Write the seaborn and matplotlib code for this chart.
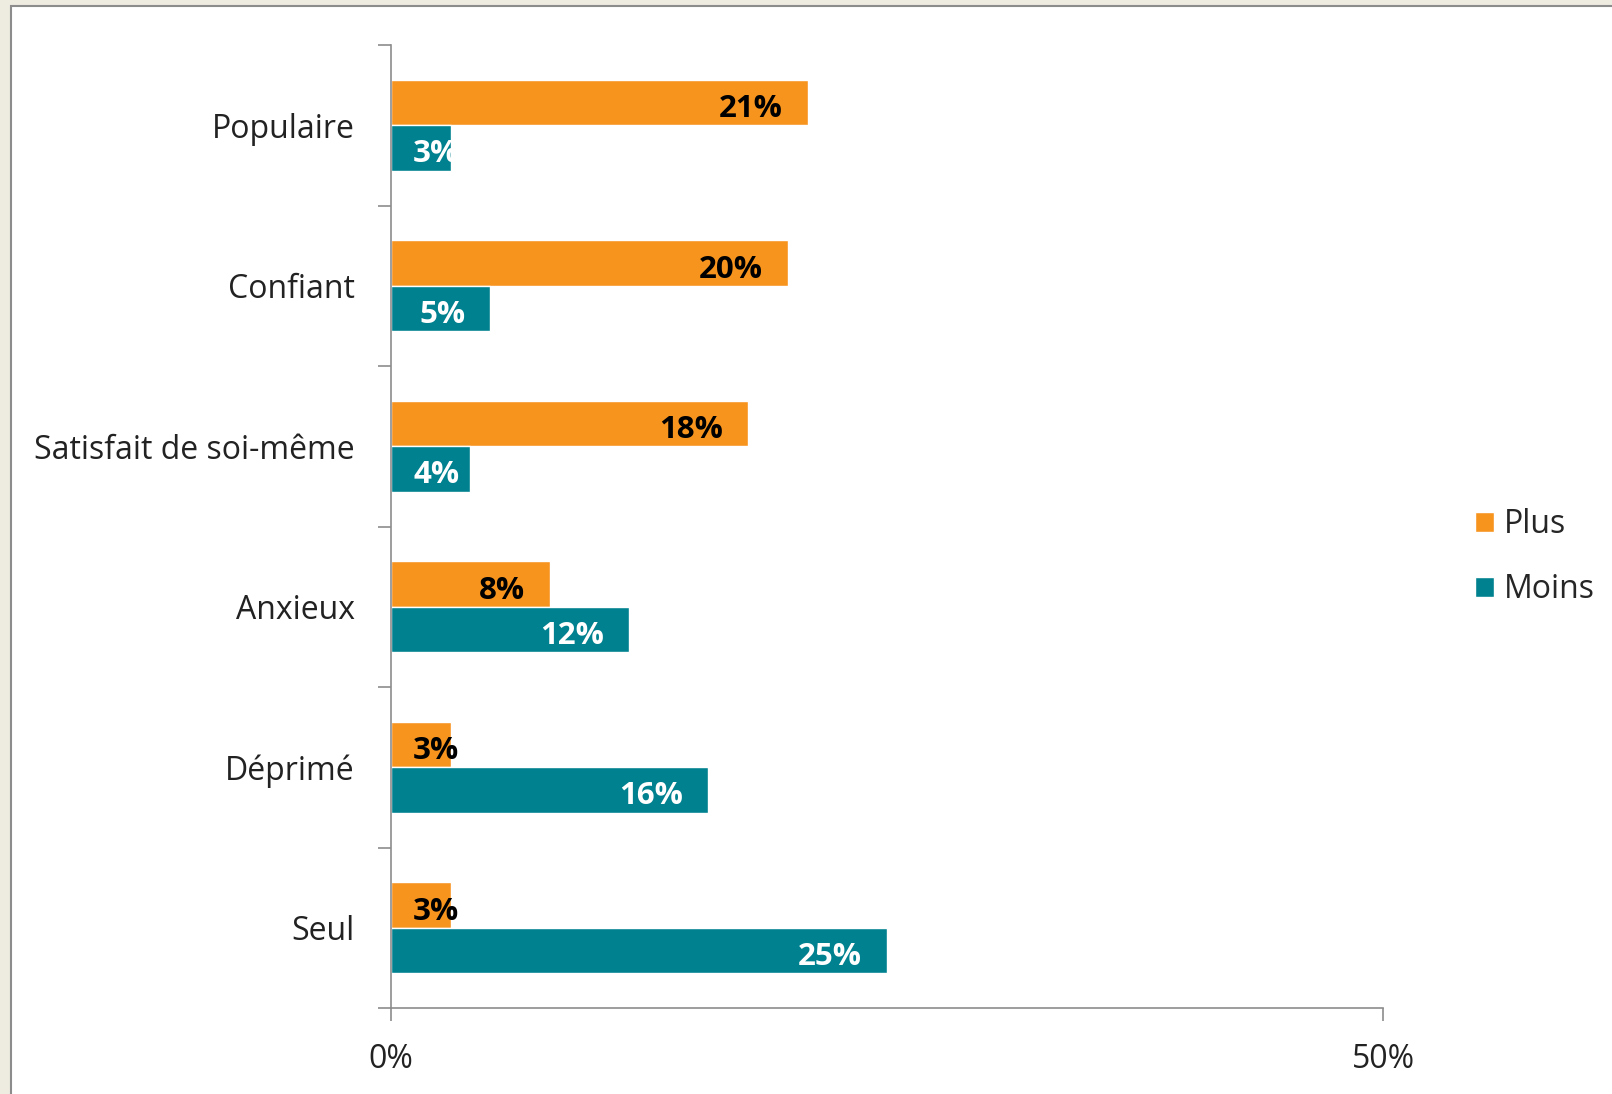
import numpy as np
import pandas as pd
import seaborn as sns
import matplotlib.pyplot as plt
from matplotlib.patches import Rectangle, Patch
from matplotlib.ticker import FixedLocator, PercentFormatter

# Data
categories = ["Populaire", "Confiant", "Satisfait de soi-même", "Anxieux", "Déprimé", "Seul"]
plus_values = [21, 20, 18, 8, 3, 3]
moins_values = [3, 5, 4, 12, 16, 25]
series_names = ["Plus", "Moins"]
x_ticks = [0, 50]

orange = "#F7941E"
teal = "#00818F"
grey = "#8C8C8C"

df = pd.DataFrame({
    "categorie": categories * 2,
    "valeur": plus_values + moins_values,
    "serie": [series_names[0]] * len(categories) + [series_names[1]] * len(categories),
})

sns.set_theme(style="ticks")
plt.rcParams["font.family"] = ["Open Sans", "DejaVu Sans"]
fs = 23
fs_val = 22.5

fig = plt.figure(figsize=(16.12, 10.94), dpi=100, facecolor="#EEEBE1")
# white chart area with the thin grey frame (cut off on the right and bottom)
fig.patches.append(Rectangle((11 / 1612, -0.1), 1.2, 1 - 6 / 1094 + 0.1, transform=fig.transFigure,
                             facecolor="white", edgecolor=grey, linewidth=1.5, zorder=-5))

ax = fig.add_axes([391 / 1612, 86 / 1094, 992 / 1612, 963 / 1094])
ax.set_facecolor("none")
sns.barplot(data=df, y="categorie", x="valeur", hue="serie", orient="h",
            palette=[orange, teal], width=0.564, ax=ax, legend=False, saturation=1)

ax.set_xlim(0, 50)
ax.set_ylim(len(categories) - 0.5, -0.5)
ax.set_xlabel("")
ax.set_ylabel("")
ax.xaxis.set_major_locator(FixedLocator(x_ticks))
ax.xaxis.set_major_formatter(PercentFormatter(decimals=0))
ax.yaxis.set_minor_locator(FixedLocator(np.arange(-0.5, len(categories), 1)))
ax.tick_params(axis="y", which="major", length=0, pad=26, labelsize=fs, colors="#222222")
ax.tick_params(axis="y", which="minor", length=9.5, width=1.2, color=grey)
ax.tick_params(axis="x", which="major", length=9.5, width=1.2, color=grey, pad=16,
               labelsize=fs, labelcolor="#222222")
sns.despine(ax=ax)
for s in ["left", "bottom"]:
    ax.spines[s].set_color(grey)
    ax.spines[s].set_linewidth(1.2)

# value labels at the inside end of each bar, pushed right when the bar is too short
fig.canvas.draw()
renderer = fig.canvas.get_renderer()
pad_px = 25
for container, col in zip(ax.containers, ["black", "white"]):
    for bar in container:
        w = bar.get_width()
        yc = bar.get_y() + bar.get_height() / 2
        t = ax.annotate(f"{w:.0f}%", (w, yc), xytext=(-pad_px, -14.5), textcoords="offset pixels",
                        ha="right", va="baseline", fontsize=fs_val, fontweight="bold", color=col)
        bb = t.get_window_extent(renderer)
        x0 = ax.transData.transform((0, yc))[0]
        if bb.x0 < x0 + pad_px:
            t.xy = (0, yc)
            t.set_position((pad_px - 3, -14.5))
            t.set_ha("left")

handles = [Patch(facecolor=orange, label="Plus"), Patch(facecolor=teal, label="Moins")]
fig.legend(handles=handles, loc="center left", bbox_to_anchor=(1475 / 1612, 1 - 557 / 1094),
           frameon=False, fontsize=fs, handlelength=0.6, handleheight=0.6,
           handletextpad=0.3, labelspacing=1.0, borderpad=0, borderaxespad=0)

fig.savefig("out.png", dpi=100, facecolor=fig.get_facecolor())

========

*Instruction*
Set down the material above as is, without any pictures.

*Problem solution*
Write the seaborn and matplotlib code for this chart.
import numpy as np
import pandas as pd
import seaborn as sns
import matplotlib.pyplot as plt
from matplotlib.patches import Rectangle, Patch
from matplotlib.ticker import FixedLocator, PercentFormatter

# Data
categories = ["Populaire", "Confiant", "Satisfait de soi-même", "Anxieux", "Déprimé", "Seul"]
plus_values = [21, 20, 18, 8, 3, 3]
moins_values = [3, 5, 4, 12, 16, 25]
series_names = ["Plus", "Moins"]
x_ticks = [0, 50]

orange = "#F7941E"
teal = "#00818F"
grey = "#8C8C8C"

df = pd.DataFrame({
    "categorie": categories * 2,
    "valeur": plus_values + moins_values,
    "serie": [series_names[0]] * len(categories) + [series_names[1]] * len(categories),
})

sns.set_theme(style="ticks")
plt.rcParams["font.family"] = ["Open Sans", "DejaVu Sans"]
fs = 23
fs_val = 22.5

fig = plt.figure(figsize=(16.12, 10.94), dpi=100, facecolor="#EEEBE1")
# white chart area with the thin grey frame (cut off on the right and bottom)
fig.patches.append(Rectangle((11 / 1612, -0.1), 1.2, 1 - 6 / 1094 + 0.1, transform=fig.transFigure,
                             facecolor="white", edgecolor=grey, linewidth=1.5, zorder=-5))

ax = fig.add_axes([391 / 1612, 86 / 1094, 992 / 1612, 963 / 1094])
ax.set_facecolor("none")
sns.barplot(data=df, y="categorie", x="valeur", hue="serie", orient="h",
            palette=[orange, teal], width=0.564, ax=ax, legend=False, saturation=1)

ax.set_xlim(0, 50)
ax.set_ylim(len(categories) - 0.5, -0.5)
ax.set_xlabel("")
ax.set_ylabel("")
ax.xaxis.set_major_locator(FixedLocator(x_ticks))
ax.xaxis.set_major_formatter(PercentFormatter(decimals=0))
ax.yaxis.set_minor_locator(FixedLocator(np.arange(-0.5, len(categories), 1)))
ax.tick_params(axis="y", which="major", length=0, pad=26, labelsize=fs, colors="#222222")
ax.tick_params(axis="y", which="minor", length=9.5, width=1.2, color=grey)
ax.tick_params(axis="x", which="major", length=9.5, width=1.2, color=grey, pad=16,
               labelsize=fs, labelcolor="#222222")
sns.despine(ax=ax)
for s in ["left", "bottom"]:
    ax.spines[s].set_color(grey)
    ax.spines[s].set_linewidth(1.2)

# value labels at the inside end of each bar, pushed right when the bar is too short
fig.canvas.draw()
renderer = fig.canvas.get_renderer()
pad_px = 25
for container, col in zip(ax.containers, ["black", "white"]):
    for bar in container:
        w = bar.get_width()
        yc = bar.get_y() + bar.get_height() / 2
        t = ax.annotate(f"{w:.0f}%", (w, yc), xytext=(-pad_px, -14.5), textcoords="offset pixels",
                        ha="right", va="baseline", fontsize=fs_val, fontweight="bold", color=col)
        bb = t.get_window_extent(renderer)
        x0 = ax.transData.transform((0, yc))[0]
        if bb.x0 < x0 + pad_px:
            t.xy = (0, yc)
            t.set_position((pad_px - 3, -14.5))
            t.set_ha("left")

handles = [Patch(facecolor=orange, label="Plus"), Patch(facecolor=teal, label="Moins")]
fig.legend(handles=handles, loc="center left", bbox_to_anchor=(1475 / 1612, 1 - 557 / 1094),
           frameon=False, fontsize=fs, handlelength=0.6, handleheight=0.6,
           handletextpad=0.3, labelspacing=1.0, borderpad=0, borderaxespad=0)

fig.savefig("out.png", dpi=100, facecolor=fig.get_facecolor())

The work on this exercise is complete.